‘It’s like losing a limb’

The trauma of undergoing a mastectomy isn’t physical alone,but Angelina Jolie’s disclosure of having undergone the procedure should give courage to many.

Written by Dipti Nagpaul D'souza | Published:May 17, 2013 2:57 am

SHE had her first mastectomy in 2011 after being diagnosed with breast cancer. A 36-year-old entrepreneur in the events industry,Shalini Ghatge (name changed) was traumatised — dealing with men on a daily basis,the lack of one breast had dented her confidence although she would regularly use an imported prosthetic piece to cover up. “I was all of 33 when I had to undergo a mastectomy — I had been married for four years but was still building my career. I couldn’t get myself to tell people,barring members of family,of what I had gone through because it inadvertently made them look towards my chest,” says the Mumbai resident.

However,Hollywood star Angelina Jolie’s disclosure of the double mastectomy procedure as a measure to reduce the risk of breast cancer,has made her question her own insecurities. “The fact that she chose to speak about it even though she is in a profession where looks and confidence matter the most,is encouraging. It makes me wonder if my fears were exaggerated,” says Ghatge.

The stress of undergoing a mastectomy — preventive or curative — is not physical alone. While the process and treatment saps the patient of all his energies,the thought of battling the disease adds to the stress.
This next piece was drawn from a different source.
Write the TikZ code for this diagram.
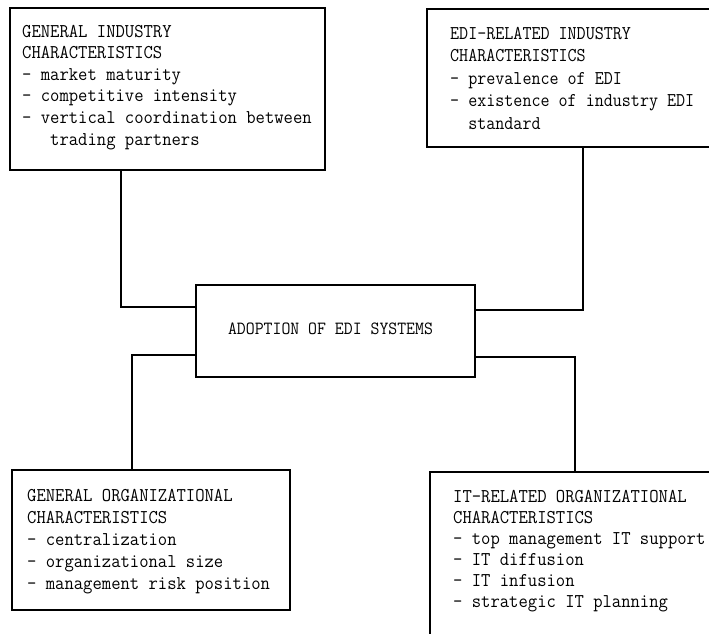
\documentclass[tikz,border=0pt]{standalone}
\usepackage{fontspec}
\usepackage{graphicx}
\newcommand{\twlines}[4][0.93]{{\ttfamily\fontsize{#2}{#3}\selectfont\scalebox{#1}[1]{\begin{tabular}{@{}l@{}}#4\end{tabular}}}}
\begin{document}
\begin{tikzpicture}[x=1pt,y=-1pt,
  box/.style={draw, line width=1.1pt, rectangle, inner sep=0pt, outer sep=0pt, anchor=north west},
  txt/.style={anchor=north west, inner sep=0pt},
  wire/.style={line width=1.1pt}]
\useasboundingbox (0,0) rectangle (709,634);
\clip (0,0) rectangle (709,634);
% boxes
\node[box, minimum width=315, minimum height=162] (b1) at (10,8) {};
\node[box, minimum width=300, minimum height=138] (b2) at (427,9) {};
\node[box, minimum width=279, minimum height=92] (c) at (196,285) {};
\node[box, minimum width=278, minimum height=140] (b3) at (12,470) {};
\node[box, minimum width=300, minimum height=200] (b4) at (430,472) {};
% texts
\node[txt] (t1) at (22,21.8)
  {\twlines{19.5}{21.6}{GENERAL INDUSTRY\\CHARACTERISTICS\\- market maturity\\- competitive intensity\\- vertical coordination between\\\phantom{xxx}trading partners}};
\node[txt] (t2) at (450,23.2)
  {\twlines[0.9]{19.5}{22.5}{EDI-RELATED INDUSTRY\\CHARACTERISTICS\\- prevalence of EDI\\- existence of industry EDI\\\phantom{xx}standard}};
\node[txt] (t3) at (27,485.5)
  {\twlines{19.5}{22}{GENERAL ORGANIZATIONAL\\CHARACTERISTICS\\- centralization\\- organizational size\\- management risk position}};
\node[txt] (t4) at (453,487.2)
  {\twlines{19.5}{21}{IT-RELATED ORGANIZATIONAL\\CHARACTERISTICS\\- top management IT support\\- IT diffusion\\- IT infusion\\- strategic IT planning}};
\node[inner sep=0pt] (tc) at ([xshift=-5,yshift=1]c.center) {\twlines{18.6}{20}{ADOPTION OF EDI SYSTEMS}};
% connectors
\draw[wire] ([xshift=111]b1.south west) |- ([yshift=-22]c.north west);
\draw[wire] ([xshift=156]b2.south west) |- ([yshift=-25]c.north east);
\draw[wire] ([yshift=22]c.south west) -| ([xshift=120]b3.north west);
\draw[wire] ([yshift=20]c.south east) -| ([xshift=145]b4.north west);
\end{tikzpicture}
\end{document}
This,however,grows manifold when the patient ends up losing one or both breasts. “It is akin to losing a limb,” says Dr Vani Parmar,professor of surgical oncology at Tata Memorial Hospital,Mumbai.

While it may be easy to attribute the lack of confidence following a mastectomy to one’s vanity,Margaret Mascarenhas explains that the matter isn’t limited to appearance alone. The 42-year-old who underwent her second mastectomy last month,has been wearing a prosthetic blouse since her first procedure two years ago. While it covers up well,the blouse has done little to make up for the loss she feels within. “Due to popular culture,breasts have come to be viewed as a sensual element of a woman’s body; it defines our gender. Also think of the women who lose their breast/s before childbirth,” she says.

With a rise in awareness regarding breast cancer and mastectomy,women are increasingly opting for prosthetics that would avoid undue attention to their state. However,the lack of facilities in India made designer duo Shivan & Narresh launch mastectomy blouses that can be made available with chemists in cities and through NGOs in villages and small towns. The duo has launched three varieties of blouses in standard Indian sizes — while one uses light polyfill fibre,the other is made with soft,silicon substance. The third is a customised service offered at their store where they incorporate the prosthetic for clients’ everyday needs,including clothing items such as party dresses,corsets and swimwear.

Recounting his experience while working with women for designing the blouses,Narresh Kukreja says that the psychological impact of a mastectomy in his opinion varies based on their age and physical attributes. He recounts having met a woman in her 50s who was on the heavier side. To her,the lack of a breast also caused balancing issues although her self-image wasn’t as affected as in the case of the one in her 30s. “The lady in her 30s had recently married and one of her chief concerns was settling into a new family who may not understand her issues,” he says.

Clinical psychologist and trauma expert Seema Hingorrany believes that the effect of mastectomy differs also based on the support the patient receives from family and friends. “It is as much about education and awareness as about acceptance from the social setting the patient comes from. A woman I treated in her 30s coped better with the loss than one in her 60s,who herself nurtured old-fashioned values and refused to step out of the house or meet anybody after the surgery.”

Jolie,however,is opting for a reconstruction of breasts using transplants. In an alternative procedure,the patient’s body tissue is used to develop partial and full breasts. In her sphere of work,it is a boon. Renowned Kuchipudi and Bharatnatyam dancer Ananda Shankar Jayant,too,opted for a similar procedure in 2008 when she was diagnosed with breast cancer.

The possibility of the latter,says Parmar,depends on the availability and feasibility of tissue. “But such procedures do leave scars on the body. But one hopes that Angeline Jolie’s decision to speak about her double mastectomy will help get rid of the taboo,” she says.